6) How surgery can “fix” the problem

  • Decompression for Chiari or scarring removes bone and tight coverings or scar tissue so spinal fluid can circulate freely outside the cord instead of being forced inside it.

  • Once outside flow is restored, the syrinx often shrinks or at least stops growing, reducing pressure on nerve tissue.

  • A shunt drains fluid directly from the syrinx to another space (around the cord, chest, or abdomen), lowering pressure inside the cord.


7) Risks of surgery (general and specific)

  • General risks: infection, bleeding, spinal fluid leak, blood clots, and anesthesia complications.

  • Decompression‑specific:

    • New or worse weakness, numbness, imbalance, or swallowing problems if the cord or nearby structures are injured.

    • Incomplete decompression or new scarring, so the syrinx persists or returns.

  • Shunt‑specific:

    • Shunt blockage, movement, breakage, or infection, sometimes needing repeat surgeries.


8) Chances this surgery will work

  • For Chiari‑related syringomyelia, decompression improves or stabilizes symptoms in about 70–80% or more of patients in many series.

  • Decompression often leads to partial or major shrinkage of the syrinx on MRI in most patients over months.

  • Shunt procedures show good short‑term relief in roughly 70–75% of cases but can have more long‑term failures or need for revisions, so they are often reserved for cases that do not respond to decompression.


9) Possible complications from the surgery

  • Persistent or recurrent syrinx requiring further surgery (for example, repeat decompression or shunt placement).

  • Worsening neurologic function, though major permanent worsening is uncommon in experienced hands.

  • With shunts: serious complications such as spinal deformity, chronic infection, or permanent weakness reported in a minority of patients.


10) Typical recovery from the condition

  • Without effective treatment, many syrinxes slowly enlarge, leading to progressive weakness, loss of temperature/pain sensation, hand dysfunction, and sometimes scoliosis or bladder/bowel issues.
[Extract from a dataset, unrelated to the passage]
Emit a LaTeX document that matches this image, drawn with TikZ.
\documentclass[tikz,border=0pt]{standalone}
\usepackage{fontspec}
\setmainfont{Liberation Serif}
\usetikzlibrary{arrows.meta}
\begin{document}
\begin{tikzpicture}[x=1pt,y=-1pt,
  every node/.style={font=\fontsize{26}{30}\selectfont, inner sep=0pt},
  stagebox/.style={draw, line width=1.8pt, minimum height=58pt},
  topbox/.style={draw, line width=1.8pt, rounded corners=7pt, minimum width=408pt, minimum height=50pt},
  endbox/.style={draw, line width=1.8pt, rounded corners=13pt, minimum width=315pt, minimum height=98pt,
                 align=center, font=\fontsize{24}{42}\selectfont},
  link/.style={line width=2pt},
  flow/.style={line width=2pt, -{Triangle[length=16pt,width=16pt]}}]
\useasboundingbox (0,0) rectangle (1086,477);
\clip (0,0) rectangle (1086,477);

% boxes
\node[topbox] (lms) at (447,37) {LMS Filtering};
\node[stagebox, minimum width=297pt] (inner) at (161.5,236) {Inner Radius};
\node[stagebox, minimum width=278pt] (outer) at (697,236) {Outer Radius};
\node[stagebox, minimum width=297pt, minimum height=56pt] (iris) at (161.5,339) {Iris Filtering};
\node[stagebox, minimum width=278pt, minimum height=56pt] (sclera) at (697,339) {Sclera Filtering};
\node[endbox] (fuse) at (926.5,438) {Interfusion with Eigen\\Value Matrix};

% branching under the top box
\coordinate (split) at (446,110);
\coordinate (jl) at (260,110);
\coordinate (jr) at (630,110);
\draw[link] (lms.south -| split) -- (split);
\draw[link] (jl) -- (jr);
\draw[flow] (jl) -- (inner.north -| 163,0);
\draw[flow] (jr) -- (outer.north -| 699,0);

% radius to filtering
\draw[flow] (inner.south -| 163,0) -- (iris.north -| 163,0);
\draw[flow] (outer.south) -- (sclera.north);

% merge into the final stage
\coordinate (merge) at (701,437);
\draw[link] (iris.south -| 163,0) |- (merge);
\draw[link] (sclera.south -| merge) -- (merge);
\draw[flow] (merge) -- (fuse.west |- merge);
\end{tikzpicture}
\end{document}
  • Some people with small, stable syrinxes have little or no change over many years under regular monitoring.

  • Pain and functional limits can often be improved with long‑term therapy, pain management, and adaptive strategies, even when some nerve damage is permanent.


11) Typical recovery after surgery

  • Hospital stay is usually a few days, with neck/back soreness, fatigue, and activity limits for several weeks.

  • Symptom improvement can be gradual; many studies note months before clear gains, with syrinx shrinkage often seen over 3–12 months.

  • Physical and occupational therapy help rebuild strength, coordination, and safe movement patterns.


12) How long in the hospital

  • Standard posterior fossa decompression or spinal decompression/shunt surgeries often require about 3–5 days in hospital if there are no complications.

  • Longer stays may be needed if pre‑existing disability is significant or if spinal fluid leaks, infections, or combined procedures occur.


13) Long‑term outlook

  • Syringomyelia is chronic; even after successful surgery, long‑term follow‑up is needed because syrinxes can recur or new problems can appear.

  • Many people enjoy long‑term stabilization or improvement after decompression, with favorable outcomes reported in roughly 70–80% of surgical cases.

  • Post‑traumatic syringomyelia and long‑standing large syrinxes can be harder to control and may continue to cause slow decline despite treatment.


14) Need for outpatient follow‑up

  • Regular visits with neurology and neurosurgery for neurologic exams and periodic MRI scans to watch syrinx size and spinal cord health.

  • Ongoing rehab and pain‑management follow‑up to adjust exercise programs, braces, and medicines as needs change.

  • Monitoring for breathing issues in high (neck) syringomyelia and for late complications like new weakness, scoliosis, or bladder/bowel changes.